Abstract

To make paper from wood raw materials, wood chips must be processed to turn them into individual fibers or fiber bundles. In mechanical pulping this is accomplished by introducing energy into the wood chip or fiber bundles as the wood chips are passed between a set of counter-rotating plates; these are up to 1.5 m in diameter and operate with a plate clearance on the order of 0.1 mm and plate peripheral velocity of 130 m s−1. The working life of refiner plates is sufficient for the paper industry; however, the deterioration of the fine surface detail of the plates reduces refining efficiency. This research was focused on the behavior of the plate materials in the refining environment, with the emphasis on understanding the deterioration behavior of the refiner plates. It combined wear analysis of normally used plates obtained from the paper mills, of plates used in designed trials in paper mills, and evaluation of plate materials in a broad range of laboratory tests. The laboratory tests were selected and suitably modified to reproduce phenomena observed on worn plates. The laboratory tests included cavitation erosion, dry-sand-rubber-wheel abrasion, and particulate erosion with high pressure water or steam as carrier fluids. Plate materials tested included 25Cr and 20Cr2Mo1Cu (both wt.%) high chromium white cast irons, Ni-hard white cast irons, and 440C and 17-4 PH stainless steels. Plate failure analysis revealed a variety of wear processes which varied with plate location and plate running time in the refiner.
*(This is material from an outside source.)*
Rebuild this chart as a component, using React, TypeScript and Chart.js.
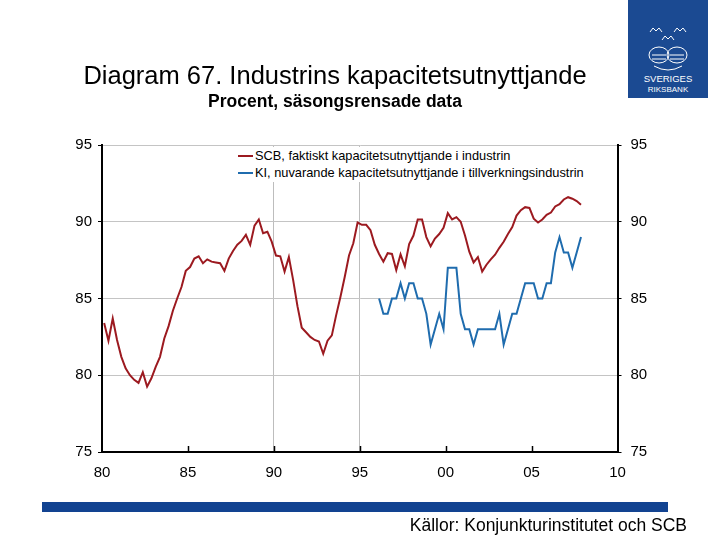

Cavitation erosion was clearly identified in the center of the plates where water was definitely present. Damage patterns with the same appearance as cavitation erosion were observed along plate bar edges near the periphery of the refiner plates where water is not thought to exist in a liquid form. Cavitation erosion tests in the laboratory duplicated the observed phenomena on the bar edges. Abrasion tests and erosion tests lacked such a close correlation to the observed phenomena. For all observed wear phenomena the role of the microstructure appears to be more important than the bulk hardness and for pitting-type damage such as that produced by cavitation erosion, the microstructure has a major influence on the wear process.